Search the listing below for "chart". Copy each matching line.

-- Begin Data --

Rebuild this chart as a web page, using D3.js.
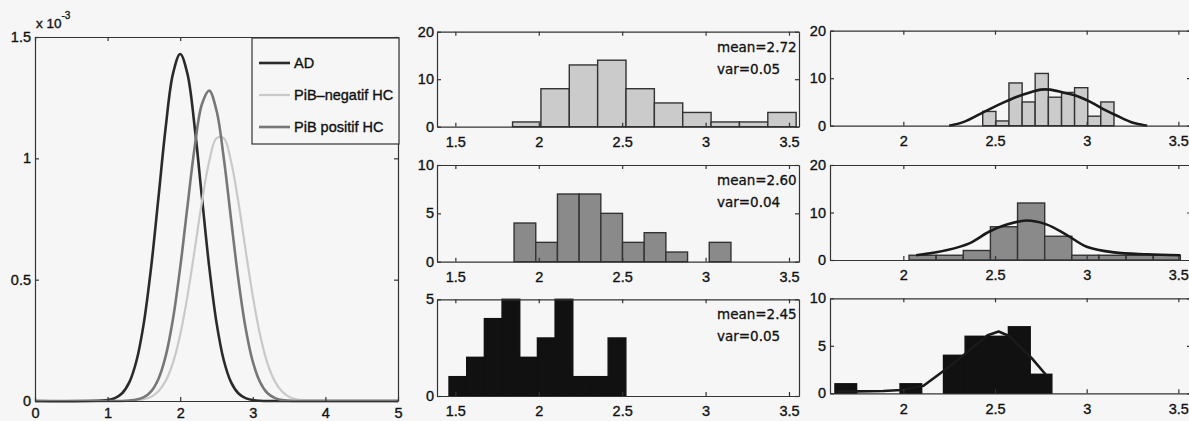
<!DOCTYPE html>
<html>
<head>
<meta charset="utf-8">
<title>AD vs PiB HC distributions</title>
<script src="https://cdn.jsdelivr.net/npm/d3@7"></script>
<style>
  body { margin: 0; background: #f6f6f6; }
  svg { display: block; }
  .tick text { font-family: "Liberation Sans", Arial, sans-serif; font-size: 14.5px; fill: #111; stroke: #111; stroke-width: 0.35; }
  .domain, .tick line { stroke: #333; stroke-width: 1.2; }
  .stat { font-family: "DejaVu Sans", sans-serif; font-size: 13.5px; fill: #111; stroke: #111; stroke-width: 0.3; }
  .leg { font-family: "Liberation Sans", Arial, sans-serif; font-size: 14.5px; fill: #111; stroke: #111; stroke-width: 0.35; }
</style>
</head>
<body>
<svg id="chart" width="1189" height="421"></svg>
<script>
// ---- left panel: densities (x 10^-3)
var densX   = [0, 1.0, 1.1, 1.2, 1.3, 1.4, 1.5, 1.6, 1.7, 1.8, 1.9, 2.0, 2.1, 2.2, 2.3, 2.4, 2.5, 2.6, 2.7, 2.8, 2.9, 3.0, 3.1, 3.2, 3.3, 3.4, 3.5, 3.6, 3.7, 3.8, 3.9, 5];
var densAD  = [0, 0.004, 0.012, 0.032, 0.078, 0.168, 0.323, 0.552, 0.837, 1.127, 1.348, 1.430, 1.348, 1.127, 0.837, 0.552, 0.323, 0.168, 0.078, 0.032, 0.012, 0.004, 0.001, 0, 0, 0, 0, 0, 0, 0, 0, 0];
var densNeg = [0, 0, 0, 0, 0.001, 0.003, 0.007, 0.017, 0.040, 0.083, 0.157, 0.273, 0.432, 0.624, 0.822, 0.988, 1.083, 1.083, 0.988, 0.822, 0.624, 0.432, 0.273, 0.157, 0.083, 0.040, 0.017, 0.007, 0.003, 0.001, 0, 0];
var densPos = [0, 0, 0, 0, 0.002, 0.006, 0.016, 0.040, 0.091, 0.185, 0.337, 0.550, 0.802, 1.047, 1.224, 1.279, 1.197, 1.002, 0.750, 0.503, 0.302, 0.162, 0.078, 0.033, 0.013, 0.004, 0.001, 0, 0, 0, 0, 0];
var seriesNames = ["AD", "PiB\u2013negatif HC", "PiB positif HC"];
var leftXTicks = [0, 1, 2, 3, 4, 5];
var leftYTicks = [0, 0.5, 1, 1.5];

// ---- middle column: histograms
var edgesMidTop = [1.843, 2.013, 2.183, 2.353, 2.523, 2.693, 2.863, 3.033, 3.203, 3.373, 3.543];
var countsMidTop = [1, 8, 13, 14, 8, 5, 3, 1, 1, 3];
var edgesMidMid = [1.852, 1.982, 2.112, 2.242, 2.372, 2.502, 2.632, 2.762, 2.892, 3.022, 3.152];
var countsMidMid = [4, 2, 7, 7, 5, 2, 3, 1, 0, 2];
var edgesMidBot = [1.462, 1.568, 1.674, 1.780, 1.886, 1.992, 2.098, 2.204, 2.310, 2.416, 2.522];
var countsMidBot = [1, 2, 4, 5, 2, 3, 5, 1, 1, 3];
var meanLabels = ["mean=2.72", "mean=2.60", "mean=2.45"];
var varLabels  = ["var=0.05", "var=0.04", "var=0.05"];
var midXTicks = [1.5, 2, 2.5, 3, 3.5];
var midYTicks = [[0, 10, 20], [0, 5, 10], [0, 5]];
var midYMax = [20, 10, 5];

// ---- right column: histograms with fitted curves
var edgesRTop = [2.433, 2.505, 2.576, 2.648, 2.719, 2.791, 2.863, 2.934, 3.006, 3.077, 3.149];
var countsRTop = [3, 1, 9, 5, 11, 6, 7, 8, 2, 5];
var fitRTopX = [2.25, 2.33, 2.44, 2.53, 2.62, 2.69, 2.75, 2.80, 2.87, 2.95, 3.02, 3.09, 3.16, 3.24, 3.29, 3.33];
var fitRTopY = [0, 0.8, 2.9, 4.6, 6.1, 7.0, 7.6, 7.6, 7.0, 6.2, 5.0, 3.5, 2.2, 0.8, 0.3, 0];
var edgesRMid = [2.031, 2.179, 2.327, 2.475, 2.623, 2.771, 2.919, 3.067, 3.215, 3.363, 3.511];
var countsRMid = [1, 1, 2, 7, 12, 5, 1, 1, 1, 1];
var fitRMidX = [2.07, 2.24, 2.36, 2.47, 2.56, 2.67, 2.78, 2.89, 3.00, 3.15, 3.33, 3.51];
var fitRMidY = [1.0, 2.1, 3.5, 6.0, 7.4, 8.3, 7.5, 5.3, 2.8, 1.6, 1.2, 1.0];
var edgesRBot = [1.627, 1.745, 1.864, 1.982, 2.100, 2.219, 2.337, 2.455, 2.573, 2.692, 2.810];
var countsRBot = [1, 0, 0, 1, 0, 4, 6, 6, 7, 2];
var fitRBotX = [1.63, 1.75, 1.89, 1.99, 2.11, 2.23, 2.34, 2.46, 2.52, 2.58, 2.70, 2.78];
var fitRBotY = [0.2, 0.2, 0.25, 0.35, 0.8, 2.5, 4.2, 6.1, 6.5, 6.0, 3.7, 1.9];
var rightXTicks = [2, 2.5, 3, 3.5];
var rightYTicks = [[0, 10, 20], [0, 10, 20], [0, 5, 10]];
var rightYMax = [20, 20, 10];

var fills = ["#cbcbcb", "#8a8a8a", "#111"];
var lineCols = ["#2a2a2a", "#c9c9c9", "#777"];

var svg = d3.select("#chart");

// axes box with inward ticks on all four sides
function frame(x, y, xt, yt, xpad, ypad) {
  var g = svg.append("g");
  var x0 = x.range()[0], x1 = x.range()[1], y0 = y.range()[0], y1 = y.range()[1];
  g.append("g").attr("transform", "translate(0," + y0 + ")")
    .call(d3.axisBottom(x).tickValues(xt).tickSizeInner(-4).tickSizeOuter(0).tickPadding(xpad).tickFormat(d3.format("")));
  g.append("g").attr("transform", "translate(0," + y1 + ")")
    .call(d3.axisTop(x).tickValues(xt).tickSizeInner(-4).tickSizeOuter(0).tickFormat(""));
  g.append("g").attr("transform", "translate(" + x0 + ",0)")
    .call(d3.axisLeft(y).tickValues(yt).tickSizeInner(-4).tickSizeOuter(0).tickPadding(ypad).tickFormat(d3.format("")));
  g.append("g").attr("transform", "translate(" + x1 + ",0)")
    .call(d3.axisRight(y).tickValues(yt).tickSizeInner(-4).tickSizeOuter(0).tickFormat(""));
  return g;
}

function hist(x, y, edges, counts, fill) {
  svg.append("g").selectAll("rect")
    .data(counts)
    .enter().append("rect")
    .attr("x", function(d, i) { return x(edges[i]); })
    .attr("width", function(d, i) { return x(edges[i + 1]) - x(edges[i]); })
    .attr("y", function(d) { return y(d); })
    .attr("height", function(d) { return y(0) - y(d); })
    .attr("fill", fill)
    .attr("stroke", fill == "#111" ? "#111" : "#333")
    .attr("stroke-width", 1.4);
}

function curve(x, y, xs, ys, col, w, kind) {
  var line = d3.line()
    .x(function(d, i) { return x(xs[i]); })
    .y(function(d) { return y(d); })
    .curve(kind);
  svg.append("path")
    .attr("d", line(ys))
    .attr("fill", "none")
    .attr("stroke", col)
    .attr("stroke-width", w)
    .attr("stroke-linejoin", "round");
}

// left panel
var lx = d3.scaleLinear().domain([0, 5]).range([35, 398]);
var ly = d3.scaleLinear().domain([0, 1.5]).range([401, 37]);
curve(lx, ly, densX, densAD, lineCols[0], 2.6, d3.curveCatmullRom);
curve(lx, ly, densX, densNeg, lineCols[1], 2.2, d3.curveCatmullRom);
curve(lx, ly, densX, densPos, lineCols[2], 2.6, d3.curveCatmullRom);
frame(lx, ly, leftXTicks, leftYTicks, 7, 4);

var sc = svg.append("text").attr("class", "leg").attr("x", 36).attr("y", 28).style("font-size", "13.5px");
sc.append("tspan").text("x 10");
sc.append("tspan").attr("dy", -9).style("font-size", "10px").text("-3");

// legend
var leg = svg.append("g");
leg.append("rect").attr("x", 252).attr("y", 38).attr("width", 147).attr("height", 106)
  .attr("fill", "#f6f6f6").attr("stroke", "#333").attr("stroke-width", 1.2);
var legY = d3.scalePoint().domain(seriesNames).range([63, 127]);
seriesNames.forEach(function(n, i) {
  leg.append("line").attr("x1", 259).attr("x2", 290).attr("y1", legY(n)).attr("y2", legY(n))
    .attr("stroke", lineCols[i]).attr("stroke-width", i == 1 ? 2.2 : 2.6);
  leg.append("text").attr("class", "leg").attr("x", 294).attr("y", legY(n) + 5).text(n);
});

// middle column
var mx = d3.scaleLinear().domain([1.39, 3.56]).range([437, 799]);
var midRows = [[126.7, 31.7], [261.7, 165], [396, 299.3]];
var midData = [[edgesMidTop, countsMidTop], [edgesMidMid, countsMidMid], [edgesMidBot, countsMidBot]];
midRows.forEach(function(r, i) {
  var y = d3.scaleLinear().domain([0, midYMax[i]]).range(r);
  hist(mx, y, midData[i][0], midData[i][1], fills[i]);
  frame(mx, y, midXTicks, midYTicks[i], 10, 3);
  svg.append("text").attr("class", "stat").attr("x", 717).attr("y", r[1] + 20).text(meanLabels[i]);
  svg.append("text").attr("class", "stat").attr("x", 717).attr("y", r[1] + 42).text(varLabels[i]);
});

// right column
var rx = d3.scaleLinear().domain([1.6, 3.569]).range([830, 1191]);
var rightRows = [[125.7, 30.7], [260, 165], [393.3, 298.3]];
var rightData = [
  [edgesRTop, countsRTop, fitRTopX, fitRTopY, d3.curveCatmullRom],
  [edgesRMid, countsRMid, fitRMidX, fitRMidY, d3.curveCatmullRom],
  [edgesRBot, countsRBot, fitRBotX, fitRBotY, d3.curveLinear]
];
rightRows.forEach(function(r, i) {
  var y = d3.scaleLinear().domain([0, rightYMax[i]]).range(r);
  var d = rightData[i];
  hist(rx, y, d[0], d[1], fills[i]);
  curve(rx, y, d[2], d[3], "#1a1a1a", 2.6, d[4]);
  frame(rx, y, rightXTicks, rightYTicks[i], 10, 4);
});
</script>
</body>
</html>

-- End Data --

* [Result for this task]:
Rebuild this chart as a web page, using D3.js.
<svg id="chart" width="1189" height="421"></svg>
var svg = d3.select("#chart");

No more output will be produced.